La chancelière, Angela Merkel, s’était déjà illustrée à l’occasion d’un précédent coup de force en 2011 contre les autorités grecques. En plein G20 de Cannes, elle était alors intervenue avec Nicolas Sarkozy pour convoquer George Papandréou, alors premier ministre grec, et lui conseiller de démissionner parce qu’il avait eu le mauvais goût de vouloir convoquer un référendum à l’issue incertaine (Papandréou sera remplacé pendant plusieurs mois à Athènes par un technicien, le banquier central Loukas Papademos). Interrogée sur la validité démocratique d’une telle démarche par une consœur de la radio publique allemande, elle s’était alors défendue en indiquant qu’il fallait faire en sorte que la démocratie soit «malgré tout aussi conforme au marché»…

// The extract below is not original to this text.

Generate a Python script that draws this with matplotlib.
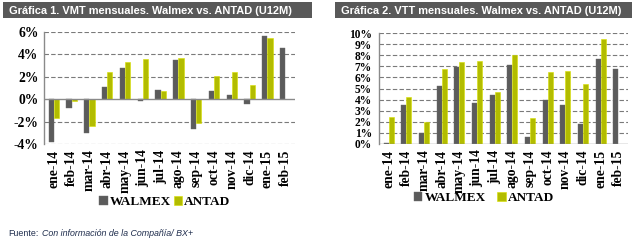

Faire grandir la solidarité 
avec Syriza

Le missile envoyé mercredi par la BCE sur Athènes s’inscrit dans cette logique postdémocratique. Pour prévenir toute tentation de s’écarter de la doxa ordolibérale. Fondé sur la mise en concurrence des économies et des États, ce «modèle» porte en lui la résurgence des nationalismes. En premier lieu, en Allemagne où s’étalait hier à la une du quotidien populaire Bild (6millions d’exemplaires) un gros titre enjoignant aux Grecs de «payer leur crise eux-mêmes» et usant pour satisfaire la démonstration des raccourcis manipulateurs d’un «journalisme» de la démagogie, en s’appuyant sur une «une étude de la Bundesbank» qui prouverait que (sic) «les Grecs ont effectivement beaucoup plus d’argent que nous» (les Allemands – NDLR). Il ne faut pas s’y tromper, cependant la brutalité avec laquelle agissent Draghi, Merkel et les partisans de la doxa ordolibérale, trahit aussi leur crainte de l’évolution des rapports de forces européens. Ils peuvent être isolés. Même en Allemagne. À côté de Die Linke qui a réagi en dénonçant hier avec force la décision de la BCE, le mouvement syndical (DGB) s’est prononcé contre la poursuite des politiques austéritaires et affiche sa solidarité avec Syriza. Une solidarité qu’il faut faire grandir aux quatre coins de la zone euro. Le défi n’est pas mince. Il s’agit ni plus ni moins de se sauver pour sauver l’Europe.